J'ose espérer que tout ce que j'ai exposé ci-dessus, comme spécificité de la Belgique, se retrouve en filigrane dans les histoires particulières que j'ai racontées.
Il y a les noms : Roger, Jeannette, Franz… et les autres.
Et avec la guerre de chacun de mes héros, celles de ceux qui gravitent autour, dans ces temps particulièrement troubles.
L'existence d'une femme bruxelloise dont le mari est mobilisé, s'étire entre le malheur de la séparation, l'inquiétude face à absence de nouvelles, la difficulté de nourrir ses enfants, l'ambiance d'occupation de la capitale belge, une rencontre amoureuse dégradante et tout un univers où continue de se jouer la comédie humaine.
J'ai parfois façonné les caractères de mes personnages en puisant dans mes référents personnels. Ainsi, du pianiste beethovénien (ce qu'était mon père) qui meurt sourd comme Ludwig dans les bombardements du fort d'Anvers.
Mon livre c'est donc quelques nouvelles et beaucoup de destins face à l'Histoire.
Il n'y a qu'un seul de mes personnages « Albert » qui est inspiré d'une histoire vraie. Je savais que des hommes du monde entier étaient venus se battre et mourir sur le front de l'Yser. Côté français, des tirailleurs sénégalais, maliens, ivoiriens, des hommes de toute l'ancienne Afrique Occidentale française. Également des Zouaves et des soldats d'Afrique du Nord. Côté britannique, des Sikhs de l'Inde, des troupes du Canada, d'Australie, de Terre Neuve, d'Afrique du Sud, de Nouvelle Zélande, des Indiens, Inuits ou Maoris.

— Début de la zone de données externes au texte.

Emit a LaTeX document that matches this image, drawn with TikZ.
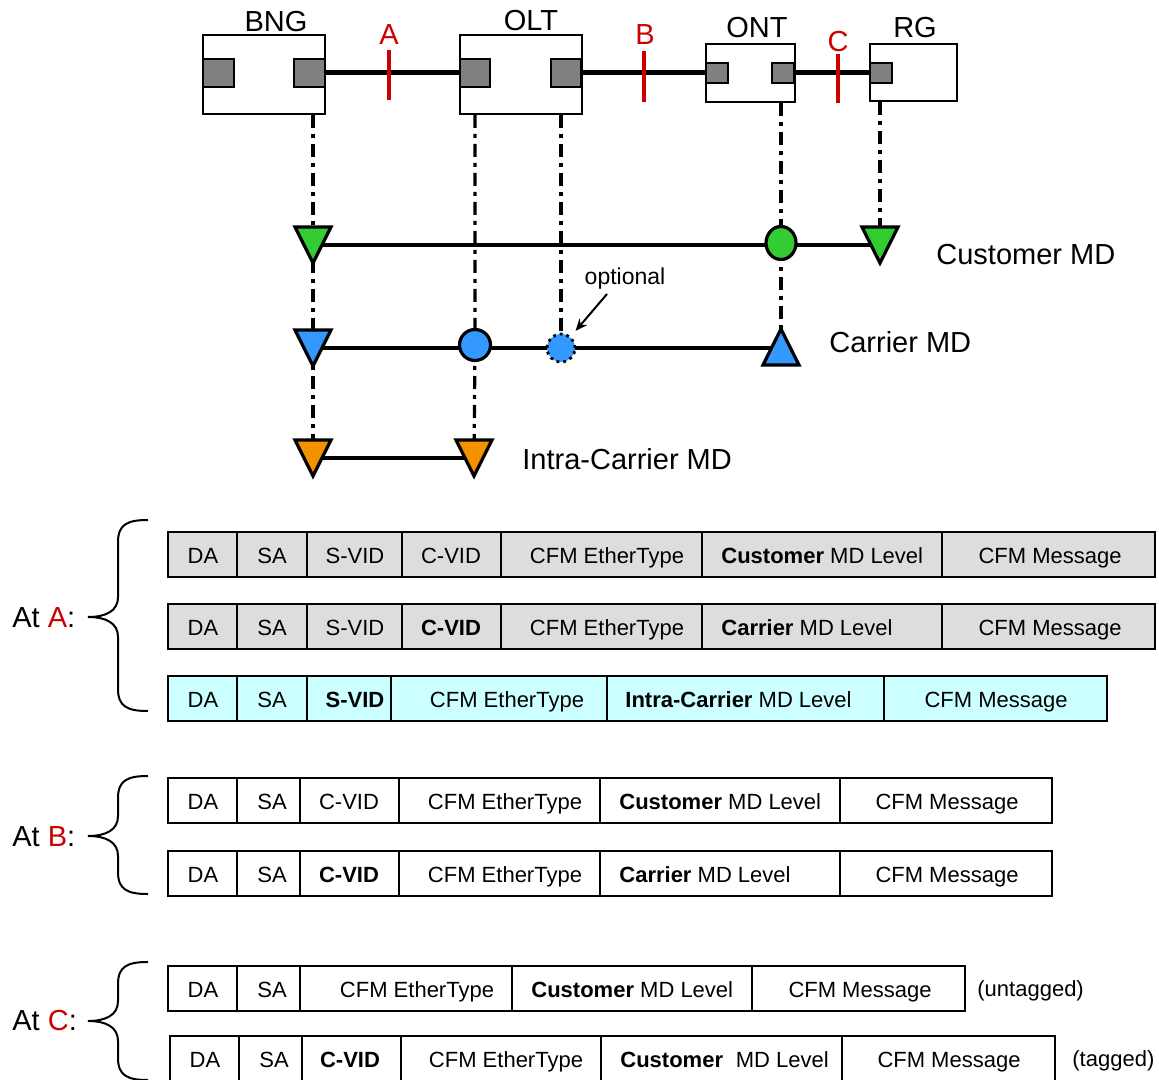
\documentclass[tikz,border=0pt]{standalone}
\usepackage{fontspec}
\setmainfont{Liberation Sans}
\usetikzlibrary{arrows.meta,calc,shapes.geometric}
\definecolor{mdgreen}{HTML}{33CC33}
\definecolor{mdblue}{HTML}{3399FF}
\definecolor{mdorange}{HTML}{F39200}
\definecolor{mdred}{HTML}{CC0000}
\definecolor{portgray}{HTML}{808080}
\definecolor{cellgray}{HTML}{DDDDDD}
\definecolor{cellcyan}{HTML}{CCFFFF}
\newcommand{\framerow}[4]{%
  \foreach \xa/\xb/\tx/\an/\tt [count=\i] in {#4} {%
    \draw[cellbox, fill=#3] (\xa,#2) rectangle (\xb,#2+45);
    \node[celltxt, anchor=\an] (#1-\i) at (\tx,#2+31) {\tt};
  }}
\newcommand{\mybrace}[3]{%
  \draw[bracestyle] (148,#1) .. controls (128,#1) and (118,#1+4) .. (118,#1+22)
    -- (118,#2-20) .. controls (118,#2-6) and (106,#2) .. (88,#2)
    .. controls (106,#2) and (118,#2+6) .. (118,#2+20)
    -- (118,#3-22) .. controls (118,#3-4) and (128,#3) .. (148,#3);}
\begin{document}
\begin{tikzpicture}[x=0.5pt,y=-0.5pt,
  devbox/.style={draw, line width=1pt, fill=white, inner sep=0, anchor=north west},
  port/.style={draw, line width=0.8pt, fill=portgray, inner sep=0, anchor=north west},
  link/.style={line width=2.6pt},
  redmark/.style={draw=mdred, line width=2.3pt},
  lbl/.style={font=\fontsize{14.5}{17}\selectfont, inner sep=0, anchor=base},
  vline/.style={line width=1.6pt, dash pattern=on 6.5pt off 3pt on 2pt off 3pt},
  mdline/.style={line width=1.6pt},
  mdcirc/.style={circle, draw, line width=1.6pt, minimum size=15.5pt, inner sep=0},
  cellbox/.style={draw, line width=1pt},
  celltxt/.style={font=\fontsize{11}{13}\selectfont, inner sep=0},
  bracestyle/.style={line width=1pt},
  pics/dtri/.style={code={\draw[line width=1.6pt, line join=miter, fill=#1] (-18,-18) -- (18,-18) -- (0,18) -- cycle;}},
  pics/utri/.style={code={\draw[line width=1.6pt, line join=miter, fill=#1] (-18,17) -- (18,17) -- (0,-19) -- cycle;}}
]
\useasboundingbox (0,0) rectangle (1159,1079);

% devices
\node[devbox, minimum width=61pt, minimum height=39.5pt] (bng) at (202,34) {};
\node[devbox, minimum width=61pt, minimum height=39.5pt] (olt) at (459,34) {};
\node[devbox, minimum width=44.5pt, minimum height=29pt] (ont) at (705,43) {};
\node[devbox, minimum width=43.5pt, minimum height=28.5pt] (rg) at (869,43) {};
\node[port, minimum width=15.5pt, minimum height=14pt] (bngl) at (202,58) {};
\node[port, minimum width=15.5pt, minimum height=14pt] (bngr) at (293,58) {};
\node[port, minimum width=15pt, minimum height=14pt] (oltl) at (459,58) {};
\node[port, minimum width=15pt, minimum height=14pt] (oltr) at (550,58) {};
\node[port, minimum width=11pt, minimum height=10pt] (ontl) at (705,62) {};
\node[port, minimum width=11pt, minimum height=10pt] (ontr) at (771,62) {};
\node[port, minimum width=11pt, minimum height=10pt] (rgl) at (869,62) {};
\node[lbl] (tbng) at (276,32) {BNG};
\node[lbl] (tolt) at (531,31) {OLT};
\node[lbl] (tont) at (757,38) {ONT};
\node[lbl] (trg) at (915,38) {RG};

\draw[link] (bngr.east) -- (oltl.west);
\draw[link] (oltr.east) -- (ontl.west);
\draw[link] (ontr.east) -- (rgl.west);

\draw[redmark] (389,50) -- (389,100);
\draw[redmark] (644,51) -- (644,102);
\draw[redmark] (838,54) -- (838,103);
\node[lbl, text=mdred] (tA) at (389,45) {A};
\node[lbl, text=mdred] (tB) at (645,45) {B};
\node[lbl, text=mdred] (tC) at (838,52) {C};

% MD points
\coordinate (g1) at (313,245);
\coordinate (g3) at (880,245);
\coordinate (b1) at (313,348);
\coordinate (b4) at (781,348);
\coordinate (o1) at (313,458);
\coordinate (o2) at (474,458);
\coordinate (g2c) at (781,243);
\coordinate (b2c) at (475,345);
\coordinate (b3c) at (561,348);

% dash-dot verticals
\draw[vline] (g1 |- bng.south) -- (g1) -- (b1) -- (o1);
\draw[vline] (b2c |- olt.south) -- (b2c) -- (o2);
\draw[vline] (b3c |- olt.south) -- (b3c);
\draw[vline] (g2c |- ont.south) -- (g2c) -- (b4);
\draw[vline] (g3 |- rg.south) -- (g3);

% MD lines
\draw[mdline] (g1) -- (g3);
\draw[mdline] (b1) -- (b4);
\draw[mdline] (o1) -- (o2);

\node[ellipse, draw, line width=1.6pt, inner sep=0, fill=mdgreen, minimum width=15pt, minimum height=16.5pt] (g2) at (g2c) {};
\node[mdcirc, fill=mdblue] (b2) at (b2c) {};
\node[circle, draw, fill=mdblue, line width=1.4pt, dotted, minimum size=14pt, inner sep=0] (b3) at (b3c) {};
\pic at (g1) {dtri=mdgreen};
\pic at (g3) {dtri=mdgreen};
\pic at (b1) {dtri=mdblue};
\pic at (b4) {utri=mdblue};
\pic at (o1) {dtri=mdorange};
\pic at (o2) {dtri=mdorange};

\node[lbl, anchor=base west] (tcust) at (936,265) {Customer MD};
\node[lbl, anchor=base west] (tcarr) at (829,353) {Carrier MD};
\node[lbl, anchor=base west] (tintra) at (522,469) {Intra-Carrier MD};
\node[font=\fontsize{11.5}{13}\selectfont, inner sep=0, anchor=base] (topt) at (625,285) {optional};
\draw[line width=1pt, -{Stealth[length=6pt,width=5pt]}, shorten >=3.5pt] (607,294) -- (b3);

% frames
\framerow{a1}{532}{cellgray}{168/237/203/base/DA, 237/307/272/base/SA, 307/402/355/base/S-VID, 402/501/451/base/C-VID, 501/702/607/base/CFM EtherType, 702/942/721/base west/{\textbf{Customer} MD Level}, 942/1155/1050/base/CFM Message}
\framerow{a2}{604}{cellgray}{168/237/203/base/DA, 237/307/272/base/SA, 307/402/355/base/S-VID, 402/501/451/base/\textbf{C-VID}, 501/702/607/base/CFM EtherType, 702/942/721/base west/{\textbf{Carrier} MD Level}, 942/1155/1050/base/CFM Message}
\framerow{a3}{676}{cellcyan}{168/237/203/base/DA, 237/307/272/base/SA, 307/391/355/base/\textbf{S-VID}, 391/607/507/base/CFM EtherType, 607/884/625/base west/{\textbf{Intra-Carrier} MD Level}, 884/1107/996/base/CFM Message}
\framerow{b1}{778}{white}{168/237/203/base/DA, 237/300/272/base/SA, 300/399/349/base/C-VID, 399/600/505/base/CFM EtherType, 600/840/619/base west/{\textbf{Customer} MD Level}, 840/1052/947/base/CFM Message}
\framerow{b2}{851}{white}{168/237/203/base/DA, 237/300/272/base/SA, 300/399/349/base/\textbf{C-VID}, 399/600/505/base/CFM EtherType, 600/840/619/base west/{\textbf{Carrier} MD Level}, 840/1052/947/base/CFM Message}
\framerow{c1}{966}{white}{168/237/203/base/DA, 237/300/272/base/SA, 300/512/417/base/CFM EtherType, 512/752/531/base west/{\textbf{Customer} MD Level}, 752/965/860/base/CFM Message}
\framerow{c2}{1036}{white}{170/239/205/base/DA, 239/302/274/base/SA, 302/401/350/base/\textbf{C-VID}, 401/601/506/base/CFM EtherType, 601/842/620/base west/{\textbf{Customer}\hspace{0.3em} MD Level}, 842/1055/949/base/CFM Message}
\node[celltxt, anchor=base west] (tuntag) at (977,996) {(untagged)};
\node[celltxt, anchor=base west] (ttag) at (1072,1066) {(tagged)};

% braces and labels
\mybrace{520}{617}{711}
\mybrace{776}{836}{894}
\mybrace{962}{1021}{1080}
\node[lbl, anchor=base west] (atA) at (12,627) {At \textcolor{mdred}{A}:};
\node[lbl, anchor=base west] (atB) at (12,846) {At \textcolor{mdred}{B}:};
\node[lbl, anchor=base west] (atC) at (12,1030) {At \textcolor{mdred}{C}:};
\end{tikzpicture}
\end{document}
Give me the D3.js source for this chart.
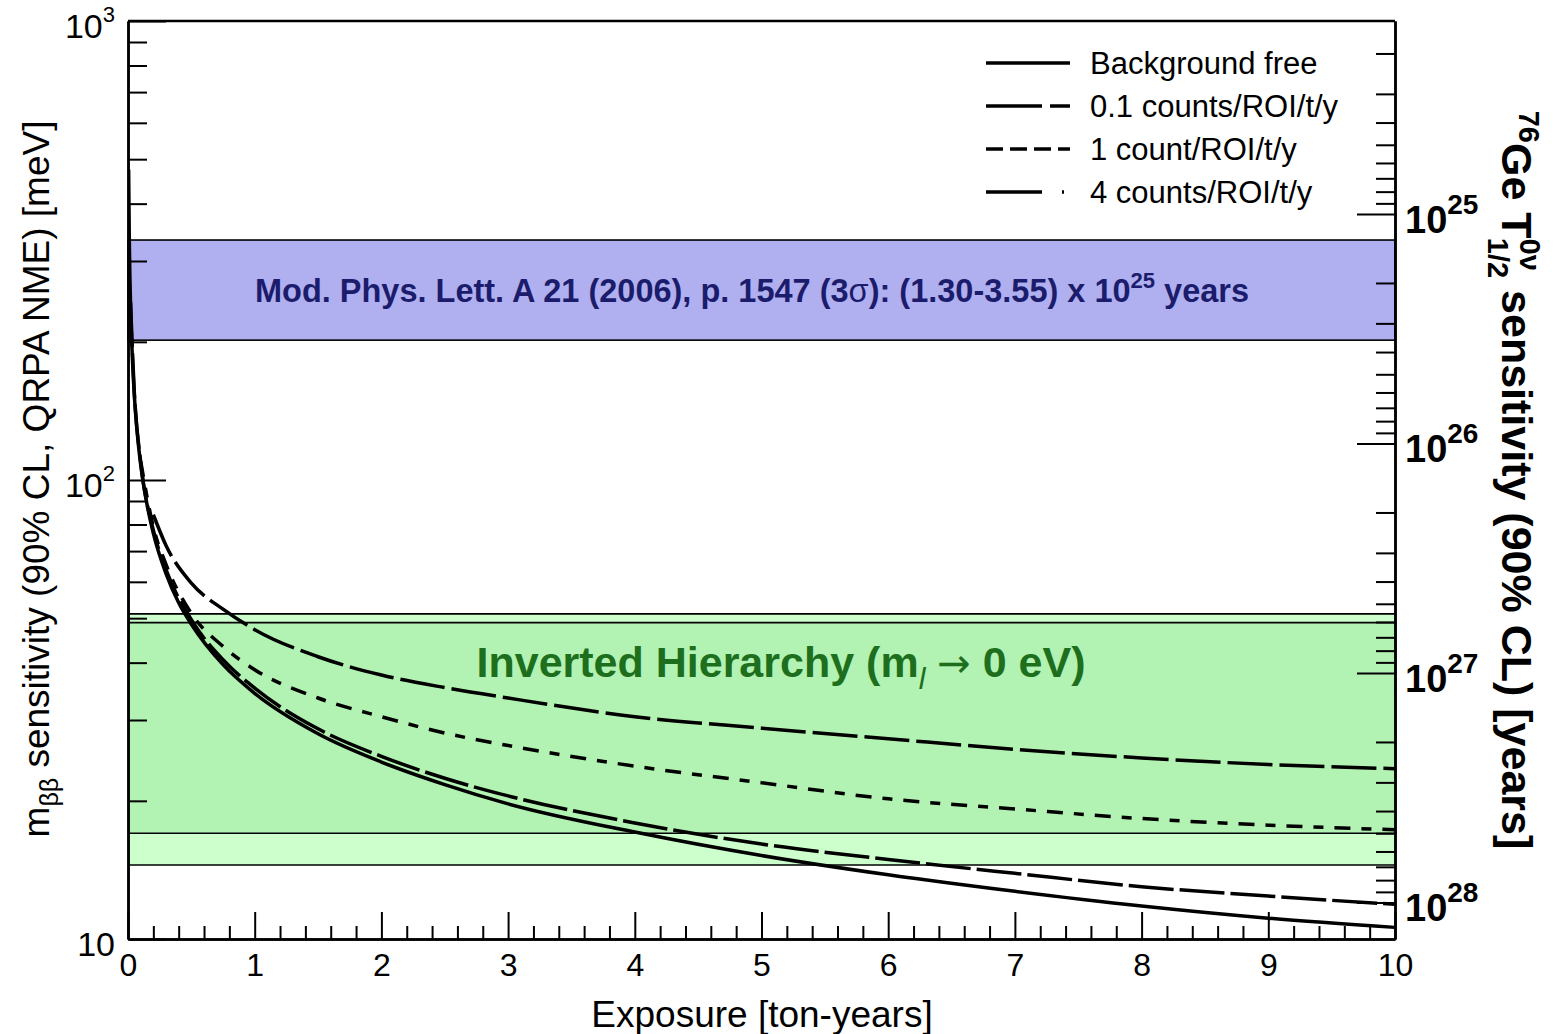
<!DOCTYPE html>
<html>
<head>
<meta charset="utf-8">
<script src="https://cdn.jsdelivr.net/npm/d3@7"></script>
<style>
  body { margin: 0; background: #fff; }
  text { font-family: "Liberation Sans", Arial, Helvetica, sans-serif; }
</style>
</head>
<body>
<svg id="chart" width="1554" height="1034"></svg>
<script>
// exposure [ton-years] and m_bb sensitivity [meV]
var exposureFree = [0.005, 0.01, 0.02, 0.03, 0.05, 0.075, 0.1, 0.15, 0.2, 0.3, 0.4, 0.5, 0.75, 1, 1.5, 2, 2.5, 3, 4, 5, 6, 7, 8, 9, 10];
var sensFree = [475, 340, 242, 198, 153, 125, 108, 88.5, 76.5, 62.5, 54, 48.5, 39.6, 34.3, 28.0, 24.3, 21.7, 19.7, 17.1, 15.2, 13.8, 12.7, 11.8, 11.1, 10.6];

var exposureBkg01 = [0.02, 0.05, 0.1, 0.2, 0.3, 0.5, 0.75, 1, 1.5, 2, 2.5, 3, 4, 5, 6, 7, 8, 9, 10];
var sensBkg01 = [244, 155, 109.5, 77.8, 63.8, 49.6, 40.6, 35.2, 28.7, 25.0, 22.4, 20.5, 17.9, 16.1, 14.9, 13.9, 13.0, 12.4, 11.9];

var exposureBkg1 = [0.1, 0.2, 0.3, 0.5, 0.75, 1, 1.5, 2, 2.5, 3, 4, 5, 6, 7, 8, 9, 10];
var sensBkg1 = [110, 79, 65.5, 51.2, 43.4, 38.6, 33.5, 30.5, 28.1, 26.4, 23.8, 21.9, 20.2, 19.2, 18.3, 17.7, 17.3];

var exposureBkg4 = [0.2, 0.3, 0.5, 0.75, 1, 1.5, 2, 2.5, 3, 4, 5, 6, 7, 8, 9, 10];
var sensBkg4 = [84, 72, 59.6, 52.3, 47.2, 41.2, 37.6, 35.3, 33.5, 30.5, 28.8, 27.3, 25.9, 24.8, 24.0, 23.5];

var seriesNames = ["Background free", "0.1 counts/ROI/t/y", "1 count/ROI/t/y", "4 counts/ROI/t/y"];

// bands
var ihOuter = [14.5, 51.1];      // meV
var ihInner = [17.0, 48.9];      // meV
var claimT = [1.30e25, 3.55e25]; // years
var mAt1e25 = 380;               // meV matching T1/2 = 1e25 y on the right axis

var xTicks = [0, 1, 2, 3, 4, 5, 6, 7, 8, 9, 10];
var yMajor = [10, 100, 1000];
var tMajor = [1e25, 1e26, 1e27, 1e28];

var L = 128, R = 1395, T = 21, B = 939;
var svg = d3.select("#chart");

var x = d3.scaleLinear().domain([0, 10]).range([L, R]);
var y = d3.scaleLog().domain([10, 1000]).range([B, T]);
var yT = d3.scaleLog()
  .domain([1e25 * Math.pow(mAt1e25 / 1000, 2), 1e25 * Math.pow(mAt1e25 / 10, 2)])
  .range([T, B]);

svg.append("clipPath").attr("id", "plotclip")
  .append("rect").attr("x", L).attr("y", T).attr("width", R - L).attr("height", B - T);

// inverted hierarchy band
svg.append("rect").attr("x", L).attr("width", R - L)
  .attr("y", y(ihOuter[1])).attr("height", y(ihOuter[0]) - y(ihOuter[1]))
  .attr("fill", "#ccffcc");
svg.append("rect").attr("x", L).attr("width", R - L)
  .attr("y", y(ihInner[1])).attr("height", y(ihInner[0]) - y(ihInner[1]))
  .attr("fill", "#b2f2b2");
[ihOuter[0], ihOuter[1], ihInner[0], ihInner[1]].forEach(function(v) {
  svg.append("line").attr("x1", L).attr("x2", R).attr("y1", y(v)).attr("y2", y(v))
    .attr("stroke", "#000").attr("stroke-width", 1.6);
});

// claim band (in half-life)
svg.append("rect").attr("x", L).attr("width", R - L)
  .attr("y", yT(claimT[0])).attr("height", yT(claimT[1]) - yT(claimT[0]))
  .attr("fill", "#b0b0f0").attr("stroke", "#000").attr("stroke-width", 1.6);

var claimTxt = svg.append("text").attr("x", 752).attr("y", 302)
  .attr("text-anchor", "middle").attr("font-size", 32.5).attr("font-weight", "bold")
  .attr("fill", "#1c1c6c");
claimTxt.append("tspan").text("Mod. Phys. Lett. A 21 (2006), p. 1547 (3");
claimTxt.append("tspan").attr("font-weight", "normal").text("σ");
claimTxt.append("tspan").text("): (1.30-3.55) x 10");
claimTxt.append("tspan").attr("font-size", 22).attr("dy", -14).text("25");
claimTxt.append("tspan").attr("dy", 14).text(" years");

var ihTxt = svg.append("text").attr("x", 781).attr("y", 677)
  .attr("text-anchor", "middle").attr("font-size", 43).attr("font-weight", "bold")
  .attr("fill", "#1d6e1d");
ihTxt.append("tspan").text("Inverted Hierarchy (m");
ihTxt.append("tspan").attr("font-size", 30).attr("font-style", "italic").attr("font-weight", "normal").attr("dy", 12).text("l");
ihTxt.append("tspan").attr("dy", -12).text(" ");
ihTxt.append("tspan").attr("font-weight", "normal").style("font-family", '"DejaVu Sans", sans-serif')
  .attr("font-size", 40).text("→");
ihTxt.append("tspan").text(" 0 eV)");

// curves
var line = d3.line()
  .x(function(d) { return x(d[0]); })
  .y(function(d) { return y(d[1]); })
  .curve(d3.curveMonotoneX);

var curves = [
  { e: exposureFree, m: sensFree, dash: null, key: null },
  { e: exposureBkg01, m: sensBkg01, dash: "45,6", key: "56,8,20,8" },
  { e: exposureBkg1, m: sensBkg1, dash: "16,11,10,11", key: "17,7" },
  { e: exposureBkg4, m: sensBkg4, dash: "45,7", key: "56,20,2,20" }
];

var gCurves = svg.append("g").attr("clip-path", "url(#plotclip)");
curves.forEach(function(c) {
  gCurves.append("path")
    .datum(d3.zip(c.e, c.m))
    .attr("d", line)
    .attr("fill", "none")
    .attr("stroke", "#000")
    .attr("stroke-width", 3.5)
    .attr("stroke-dasharray", c.dash);
});

// legend
var legRows = [63, 106, 149, 192];
curves.forEach(function(c, i) {
  svg.append("line").attr("x1", 986).attr("x2", 1070)
    .attr("y1", legRows[i]).attr("y2", legRows[i])
    .attr("stroke", "#000").attr("stroke-width", 3.5)
    .attr("stroke-dasharray", c.key);
  svg.append("text").attr("x", 1090).attr("y", legRows[i] + 11)
    .attr("font-size", 31).text(seriesNames[i]);
});

// axes
function styleAxis(g) {
  g.selectAll("path.domain").attr("stroke", "#000").attr("stroke-width", 2.5);
  g.selectAll(".tick line").attr("stroke", "#000").attr("stroke-width", 2);
}

var xMinor = d3.range(0, 50).map(function(i) { return i * 0.2; })
  .filter(function(v) { return Math.abs(v - Math.round(v)) > 1e-6; });

svg.append("g").attr("transform", "translate(0," + B + ")")
  .call(d3.axisBottom(x).tickValues(xMinor).tickSizeInner(-13).tickSizeOuter(0).tickFormat(""))
  .call(styleAxis);
svg.append("g").attr("transform", "translate(0," + B + ")")
  .call(d3.axisBottom(x).tickValues(xTicks).tickSizeInner(-27).tickSizeOuter(0).tickPadding(14).tickFormat(d3.format("d")))
  .call(styleAxis)
  .selectAll("text").attr("font-size", 32).attr("fill", "#000")
  .style("font-family", '"Liberation Sans", Arial, sans-serif');

var yMinor = y.ticks().filter(function(v) { return yMajor.indexOf(v) < 0; });
svg.append("g").attr("transform", "translate(" + L + ",0)")
  .call(d3.axisLeft(y).tickValues(yMinor).tickSizeInner(-19).tickSizeOuter(0).tickFormat(""))
  .call(styleAxis);
svg.append("g").attr("transform", "translate(" + L + ",0)")
  .call(d3.axisLeft(y).tickValues(yMajor).tickSizeInner(-38).tickSizeOuter(0).tickFormat(""))
  .call(styleAxis);

yMajor.forEach(function(v) {
  var p = Math.round(Math.log10(v));
  var t = svg.append("text").attr("x", 115).attr("y", y(v) + 17)
    .attr("text-anchor", "end").attr("font-size", 34);
  t.append("tspan").text("10");
  if (p > 1) t.append("tspan").attr("font-size", 22).attr("dy", -16).text(p);
});

var tMinor = yT.ticks().filter(function(v) {
  return tMajor.indexOf(v) < 0 && v > yT.domain()[0] && v < yT.domain()[1];
});
svg.append("g").attr("transform", "translate(" + R + ",0)")
  .call(d3.axisRight(yT).tickValues(tMinor).tickSizeInner(-19).tickSizeOuter(0).tickFormat(""))
  .call(styleAxis);
svg.append("g").attr("transform", "translate(" + R + ",0)")
  .call(d3.axisRight(yT).tickValues(tMajor).tickSizeInner(-38).tickSizeOuter(0).tickFormat(""))
  .call(styleAxis);

tMajor.forEach(function(v) {
  var p = Math.round(Math.log10(v));
  var t = svg.append("text").attr("x", 1405).attr("y", yT(v) + 19)
    .attr("font-size", 38).attr("font-weight", "bold");
  t.append("tspan").text("10");
  t.append("tspan").attr("font-size", 28).attr("dy", -19).text(p);
});

// top frame
svg.append("line").attr("x1", L).attr("x2", R).attr("y1", T).attr("y2", T)
  .attr("stroke", "#000").attr("stroke-width", 2.5);

// axis titles
svg.append("text").attr("x", 762).attr("y", 1027).attr("text-anchor", "middle")
  .attr("font-size", 37).text("Exposure [ton-years]");

var yTitle = svg.append("text").attr("transform", "translate(49,479) rotate(-90)")
  .attr("text-anchor", "middle").attr("font-size", 37);
yTitle.append("tspan").text("m");
yTitle.append("tspan").attr("font-size", 25).attr("dy", 9).text("ββ");
yTitle.append("tspan").attr("dy", -9).text(" sensitivity (90% CL, QRPA NME) [meV]");

var tTitle = svg.append("text").attr("transform", "translate(1502,480) rotate(90)")
  .attr("text-anchor", "middle").attr("font-size", 43).attr("font-weight", "bold");
tTitle.append("tspan").attr("font-size", 29).attr("dy", -17).text("76");
tTitle.append("tspan").attr("dy", 17).text("Ge T");
tTitle.append("tspan").attr("font-size", 29).attr("dy", -18).text("0ν");
tTitle.append("tspan").attr("font-size", 29).attr("dx", -33).attr("dy", 32).text("1/2");
tTitle.append("tspan").attr("dy", -14).text(" sensitivity (90% CL) [years]");
</script>
</body>
</html>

Et les Congolais ? Les Belges en avaient besoin dans leur colonie. Seuls 27 d'entre eux ont combattu sur l'Yser. Et trois, du côté de Namur, en août 1914. Grâce à des chercheurs du « Flanders Fields Museum » d'Ypres, j'ai pris connaissance du dossier d'Albert Kudjabo. J'ai tenté de combler les lacunes et surtout d'imaginer ce qu'il avait dû ressentir.
Enfin, dans la dernière nouvelle, « Cécile », (le même prénom que celui qui apparaît dans le titre de mon premier roman « Toi, Cécile Kovalsky ») transparaît, en creux, un drame personnel : la perte de celui qui fut mon compagnon pendant 25 ans.